Whether or not Judge Dredd kicking Colonel Sanders in the face and stabbing the Michelin Man with a scalpel was really the best part of 2000AD’s slightly-banned Cursed Earth story line in 1978, it was certainly the one that stuck firmly in the memory. Which is more than you can say for that marsupial bucket of pathos named Tweak, erased completely from my recollection until we came face to face again in the new edition that’s just come out from Rebellion, which I reviewed for Tripwire. Viewed from nearly four decades down the tracks, the urge of its writers to redline the comic’s general rate of rotation and see what might fly off is a more audacious move than all the business with Burger King, although I can see why it didn’t appear that way at the time.
Pat Mills didn’t write the bits where Dredd runs into half the brands on sale in Fine Fare, but then that’s not really his kind of satire. The more Swiftian class conflicts and workers’ purgatories of Ro-Busters are closer to his calling, and Rebellion has also republished more of that strip from the same era to prove the point.
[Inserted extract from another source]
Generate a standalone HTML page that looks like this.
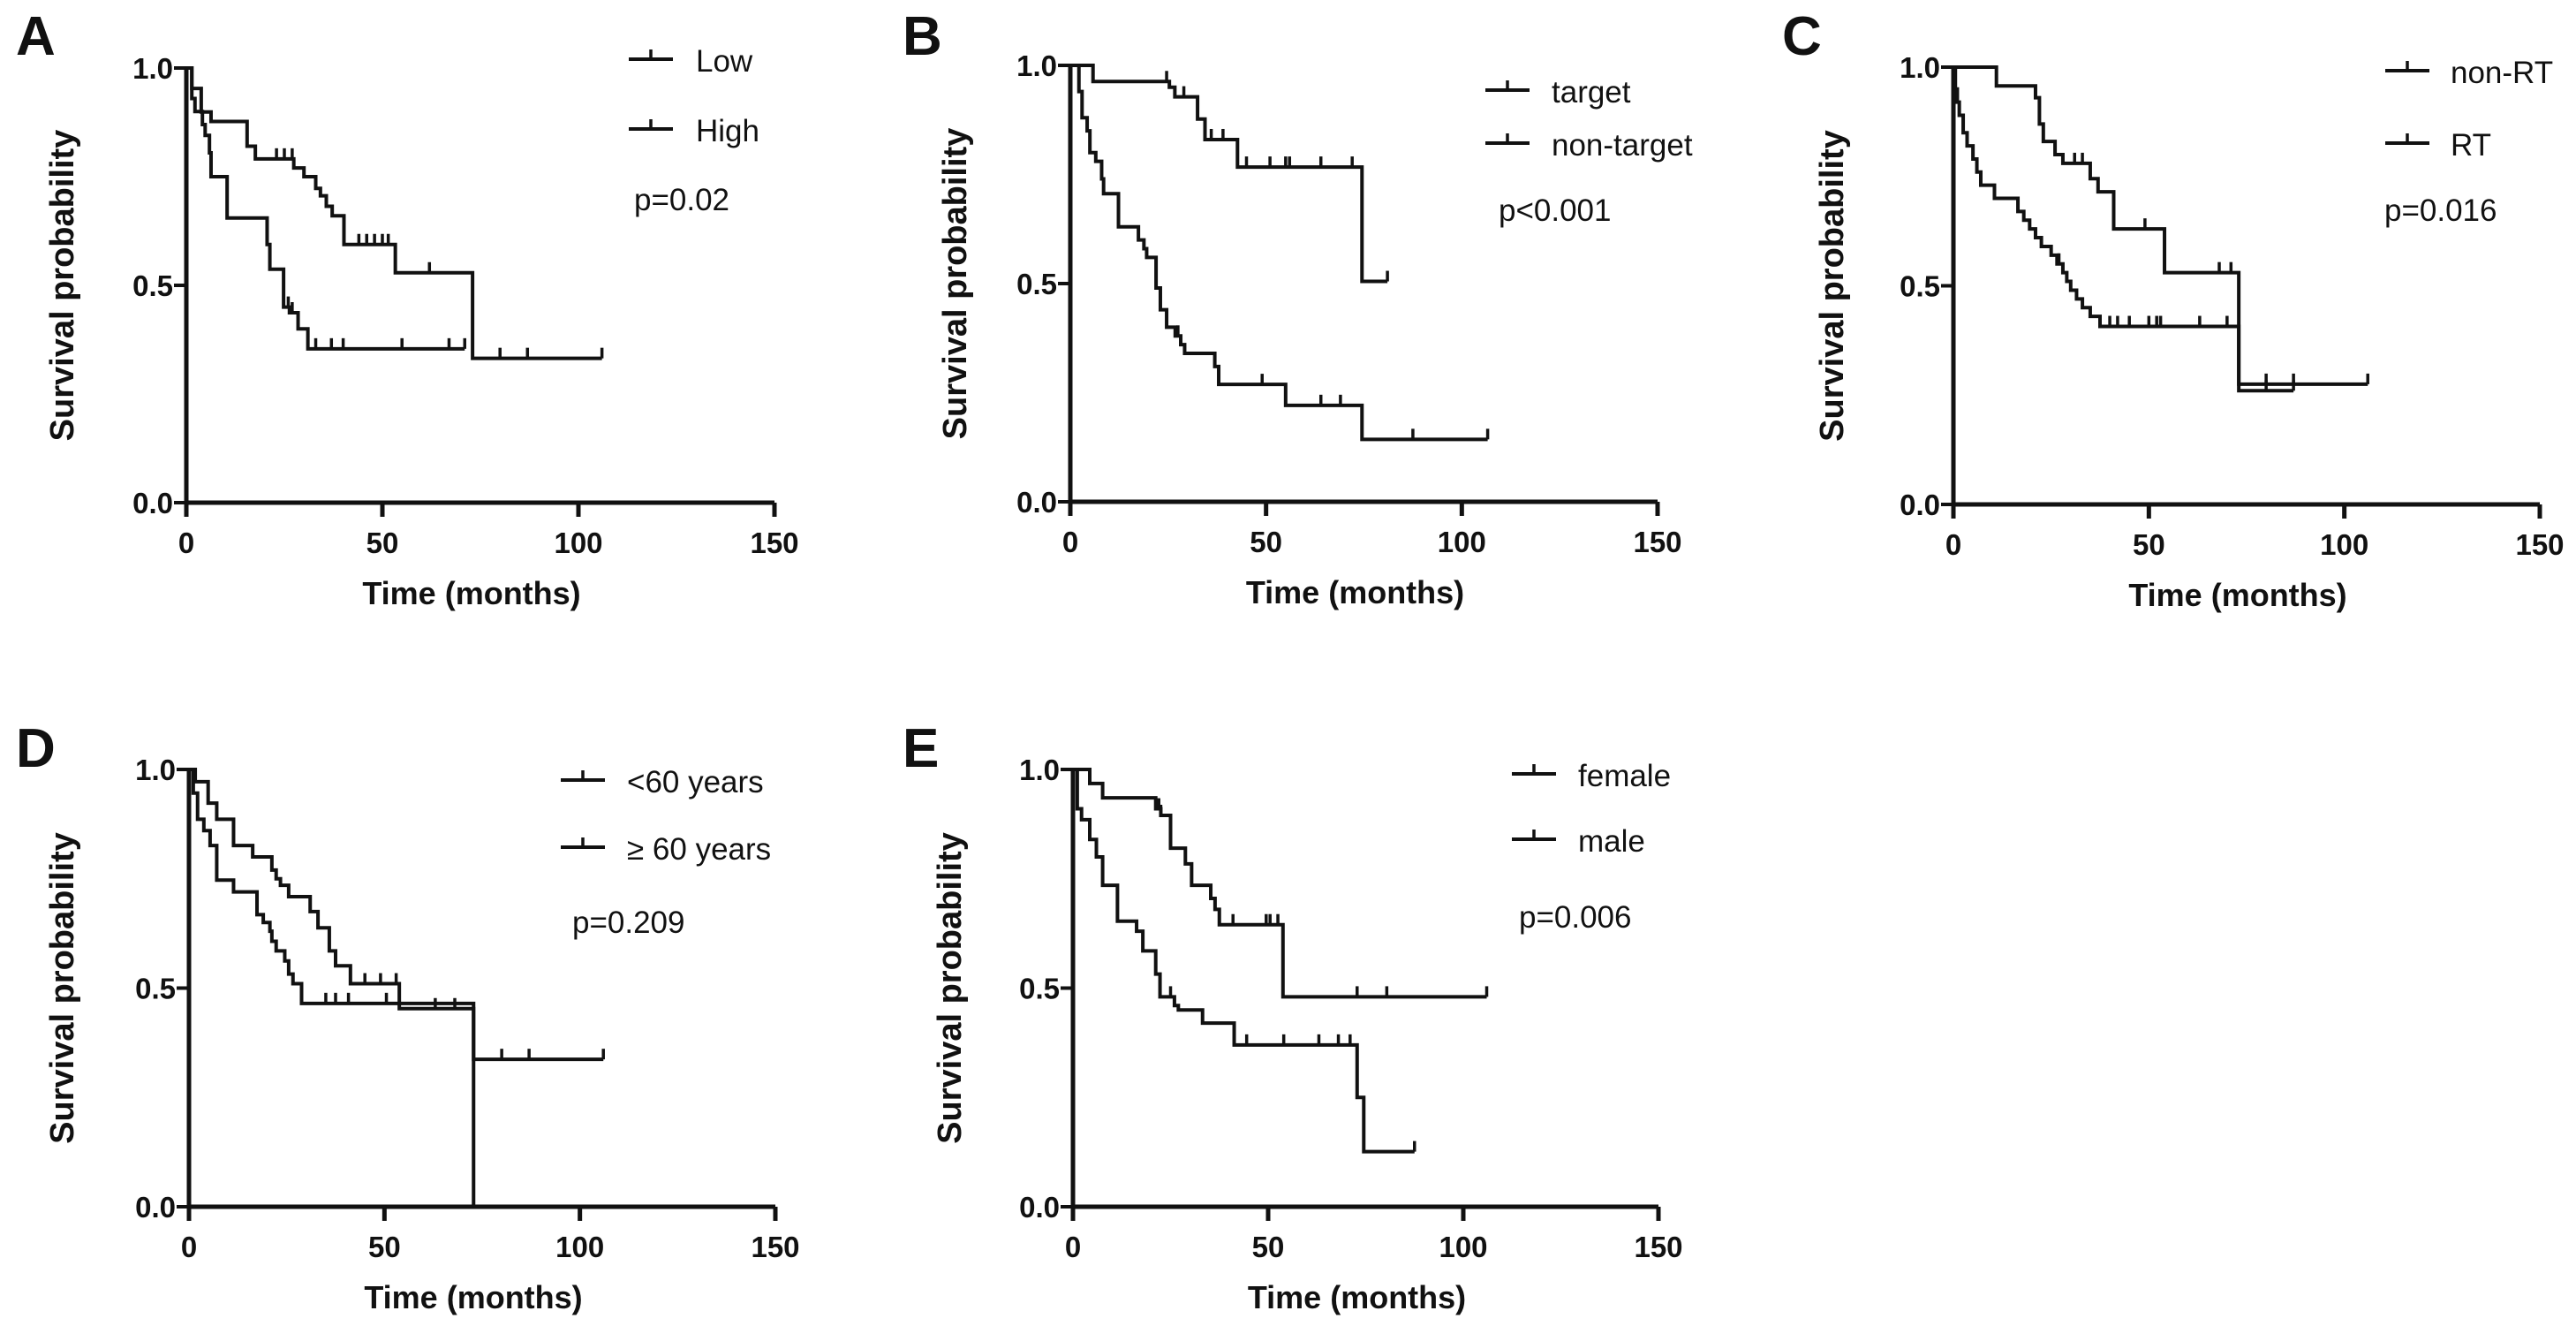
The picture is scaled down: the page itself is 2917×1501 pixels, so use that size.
<!DOCTYPE html>
<html><head><meta charset="utf-8">
<style>
html,body{margin:0;padding:0;background:#fff;}
svg{display:block;}
text{font-family:"Liberation Sans",Arial,sans-serif;fill:#111;}
</style></head>
<body>
<svg id="fig" xmlns="http://www.w3.org/2000/svg" width="2917" height="1501" viewBox="0 0 2917 1501"></svg>
<script>
// ---------- data (months, survival probability) ----------
const xTicks = [0, 50, 100, 150];
const yTicks = [0, 0.5, 1.0];
const yTickLabels = ["0.0", "0.5", "1.0"];

// Panel A
const aLowT = [0,1.4,3.8,6.3,15.5,17.6,27.4,30,33,34.2,35.7,37.2,40.2,53.3,73];
const aLowS = [1,0.953,0.899,0.877,0.82,0.791,0.770,0.750,0.723,0.706,0.682,0.66,0.594,0.529,0.332];
const aLowEnd = 106;
const aLowCens = [23,25,27,44,46,48,50,51.5,62,80,87,106];
const aHighT = [0,1.4,2.2,4.1,4.8,5.9,6.3,10.4,20.6,21.3,24.8,26.3,28.5,31];
const aHighS = [1,0.93,0.90,0.87,0.845,0.805,0.75,0.655,0.594,0.537,0.45,0.437,0.40,0.354];
const aHighEnd = 71;
const aHighCens = [26,27,33,37,40,55,67,71];

// Panel B
const bTarT = [0,5.8,25.3,26.7,32.5,34.4,42.7,74.5];
const bTarS = [1,0.963,0.95,0.928,0.877,0.83,0.767,0.505];
const bTarEnd = 81;
const bTarCens = [24.6,29,36,39,45,51,55,56,64,72,81];
const bNonT = [0,2.2,3,4.3,5,6.5,8,8.5,12.3,17.4,18.8,19.5,21.9,23,24.6,26.8,28.2,29.2,36.9,37.9,55,74.5];
const bNonS = [1,0.94,0.88,0.85,0.80,0.78,0.74,0.706,0.63,0.60,0.58,0.56,0.49,0.44,0.40,0.38,0.36,0.34,0.31,0.269,0.221,0.143];
const bNonEnd = 106.6;
const bNonCens = [27.5,49,64,69,87.5,106.6];

// Panel C
const cNonT = [0,11,21,22,23,26,28,35,37,41,54,73];
const cNonS = [1,0.957,0.93,0.87,0.83,0.80,0.78,0.745,0.715,0.63,0.53,0.275];
const cNonEnd = 106;
const cNonCens = [26,31,33,49,68,71,80,87,106];
const cRtT = [0,0.5,1,1.5,2.5,3.5,5,6,7,10.5,16.5,18,19.5,21,22.5,25,26.5,28,29,30,31.5,33,35,37.5,73];
const cRtS = [1,0.95,0.92,0.89,0.85,0.82,0.79,0.76,0.73,0.70,0.67,0.65,0.63,0.61,0.59,0.57,0.55,0.53,0.51,0.49,0.47,0.45,0.43,0.407,0.26];
const cRtEnd = 87;
const cRtCens = [27,40,42,45,50,52,53,63,70,80,87];

// Panel D
const dYoungT = [0,1.6,4.9,7.1,11.4,16.3,21.2,22.3,23.4,25.5,31,33,35.9,37.5,41.3,53.8,72.8];
const dYoungS = [1,0.972,0.923,0.886,0.826,0.80,0.77,0.75,0.735,0.709,0.675,0.638,0.585,0.551,0.51,0.453,0.337];
const dYoungEnd = 106;
const dYoungCens = [45,49,53,63,68,80,87,106];
const dOldT = [0,1.1,2.2,3.8,5.4,7.1,11.4,17.4,19,20.7,21.2,22.3,24.5,25.5,26.6,28.8,72.8];
const dOldS = [1,0.946,0.886,0.86,0.826,0.747,0.72,0.668,0.65,0.63,0.607,0.585,0.562,0.532,0.51,0.465,0];
const dOldEnd = 72.8;
const dOldCens = [35,37.5,40.8,50.5];

// Panel E
const eFemT = [0,4.3,7.6,21.2,22.5,25,28.8,30.4,35.3,36.4,37.5,53.8];
const eFemS = [1,0.968,0.935,0.91,0.895,0.82,0.784,0.735,0.705,0.68,0.645,0.48];
const eFemEnd = 106;
const eFemCens = [22,22.5,41,49.5,50.5,52.5,72.8,80.4,106];
const eMaleT = [0,1.1,2.2,4.3,6,7.6,11.4,16.3,17.9,21.2,22.3,26,27,33.2,41.3,72.8,74.5];
const eMaleS = [1,0.91,0.885,0.84,0.80,0.735,0.653,0.63,0.585,0.532,0.48,0.46,0.45,0.42,0.37,0.25,0.126];
const eMaleEnd = 87.5;
const eMaleCens = [25,44.5,54,63,68,71,87.5];

// ---------- layout (geometry only) ----------
const panels = [
  {id:"a", letter:"A", x0:211, x1:877, yTop:77, yBot:569, lx:18, ly:62, tx:70,
   leg:{lx:712, ly:67, gap:79, tx:788, px:718, py:238}, p:"p=0.02",
   series:[{name:"Low",t:aLowT,s:aLowS,end:aLowEnd,c:aLowCens},{name:"High",t:aHighT,s:aHighS,end:aHighEnd,c:aHighCens}]},
  {id:"b", letter:"B", x0:1212, x1:1877, yTop:74, yBot:568, lx:1022, ly:62, tx:1081,
   leg:{lx:1682, ly:102, gap:60, tx:1757, px:1697, py:250}, p:"p<0.001",
   series:[{name:"target",t:bTarT,s:bTarS,end:bTarEnd,c:bTarCens},{name:"non-target",t:bNonT,s:bNonS,end:bNonEnd,c:bNonCens}]},
  {id:"c", letter:"C", x0:2212, x1:2876, yTop:76, yBot:571, lx:2018, ly:62, tx:2074,
   leg:{lx:2701, ly:80, gap:82, tx:2775, px:2700, py:250}, p:"p=0.016",
   series:[{name:"non-RT",t:cNonT,s:cNonS,end:cNonEnd,c:cNonCens},{name:"RT",t:cRtT,s:cRtS,end:cRtEnd,c:cRtCens}]},
  {id:"d", letter:"D", x0:214, x1:878, yTop:871, yBot:1366, lx:18, ly:868, tx:70,
   leg:{lx:635, ly:883, gap:76, tx:710, px:648, py:1056}, p:"p=0.209",
   series:[{name:"<60 years",t:dYoungT,s:dYoungS,end:dYoungEnd,c:dYoungCens},{name:"\u2265 60 years",t:dOldT,s:dOldS,end:dOldEnd,c:dOldCens}]},
  {id:"e", letter:"E", x0:1215, x1:1878, yTop:871, yBot:1366, lx:1022, ly:868, tx:1075,
   leg:{lx:1712, ly:876, gap:74, tx:1787, px:1720, py:1050}, p:"p=0.006",
   series:[{name:"female",t:eFemT,s:eFemS,end:eFemEnd,c:eFemCens},{name:"male",t:eMaleT,s:eMaleS,end:eMaleEnd,c:eMaleCens}]}
];

const NS = "http://www.w3.org/2000/svg";
const svg = document.getElementById("fig");
function mk(tag, attrs, parent) {
  const e = document.createElementNS(NS, tag);
  for (const k in attrs) e.setAttribute(k, attrs[k]);
  (parent || svg).appendChild(e);
  return e;
}
function valueAt(t, s, x) {
  let v = s[0];
  for (let i = 0; i < t.length; i++) { if (t[i] <= x) v = s[i]; }
  return v;
}

panels.forEach(function(P) {
  const xs = function(m) { return P.x0 + (m / 150) * (P.x1 - P.x0); };
  const ys = function(v) { return P.yBot - v * (P.yBot - P.yTop); };
  const g = mk("g", {});
  
  

  const L = mk("text", {x:P.lx, y:P.ly, "font-size":62, "font-weight":"bold"}, g);
  L.textContent = P.letter;
  
  

  const ax = mk("path", {d:"M"+P.x0+","+(P.yTop-2)+" L"+P.x0+","+P.yBot+" L"+P.x1+","+P.yBot, stroke:"#111", "stroke-width":5, fill:"none"}, g);
  
  

  xTicks.forEach(function(v) {
    const x = xs(v);
    const tk = mk("line", {x1:x, y1:P.yBot, x2:x, y2:P.yBot+16, stroke:"#111", "stroke-width":5}, g);
    
    
    const tl = mk("text", {x:x, y:P.yBot+57, "font-size":33, "font-weight":"bold", "text-anchor":"middle"}, g);
    tl.textContent = String(v);
    
    
  });
  yTicks.forEach(function(v, i) {
    const y = ys(v);
    const tk = mk("line", {x1:P.x0-14, y1:y, x2:P.x0, y2:y, stroke:"#111", "stroke-width":4}, g);
    
    
    const tl = mk("text", {x:P.x0-15, y:y+12, "font-size":33, "font-weight":"bold", "text-anchor":"end"}, g);
    tl.textContent = yTickLabels[i];
    
    
  });

  const xt = mk("text", {x:(P.x0+P.x1)/2 - 10, y:P.yBot+115, "font-size":36, "font-weight":"bold", "text-anchor":"middle"}, g);
  xt.textContent = "Time (months)";
  
  

  const cy = (P.yTop + P.yBot) / 2;
  const yt = mk("text", {x:P.tx+13, y:cy, "font-size":38, "font-weight":"bold", "text-anchor":"middle", transform:"rotate(-90 "+(P.tx+13)+" "+cy+")"}, g);
  yt.textContent = "Survival probability";
  
  

  P.series.forEach(function(S, si) {
    let d = "M" + xs(0) + "," + ys(S.s[0]);
    for (let i = 1; i < S.t.length; i++) {
      d += " L" + xs(S.t[i]) + "," + ys(S.s[i-1]) + " L" + xs(S.t[i]) + "," + ys(S.s[i]);
    }
    d += " L" + xs(S.end) + "," + ys(S.s[S.s.length-1]);
    const path = mk("path", {d:d, stroke:"#111", "stroke-width":4, fill:"none", "stroke-linejoin":"miter"}, g);
    
    
    S.c.forEach(function(cm) {
      const v = valueAt(S.t, S.s, cm);
      const cx = xs(cm), yy = ys(v);
      const ct = mk("line", {x1:cx, y1:yy, x2:cx, y2:yy-12, stroke:"#111", "stroke-width":3.5}, g);
      
      
    });

    const ly = P.leg.ly + si * P.leg.gap;
    const lg = mk("g", {}, g);
    
    
    mk("line", {x1:P.leg.lx, y1:ly, x2:P.leg.lx+50, y2:ly, stroke:"#111", "stroke-width":4}, lg);
    mk("line", {x1:P.leg.lx+25, y1:ly, x2:P.leg.lx+25, y2:ly-11, stroke:"#111", "stroke-width":3.5}, lg);
    const lt = mk("text", {x:P.leg.tx, y:ly+14, "font-size":35}, lg);
    lt.textContent = S.name;
  });

  const pt = mk("text", {x:P.leg.px, y:P.leg.py, "font-size":35}, g);
  pt.textContent = P.p;
  
  
});
</script>
</body></html>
Cassandra Anderson has nothing left to prove by now, so Alan Grant’s long-term plan to treat the character as an authentic tragic hero requires the piling on of all appropriate agonies as part of the deal. Another shovelful for the now middle-aged psychic arrives in the latest Judge Anderson Psi Files collection, although not before she’s also dragged into the latest symbolic discussion of Mega-City One’s masculine mystique between King Kong and a giant phallus. Characters lucky enough to have her longevity can pull off that kind of switchback manoeuvre from comedy to tragedy — and so can Alan Grant — but it helps that Anderson is still a vivid, lively creation. She is 2000AD’s sweet spot of pragmatism, spirituality and firepower, with cosmic balance on her mind and Cosmic Trigger on her bookshelf.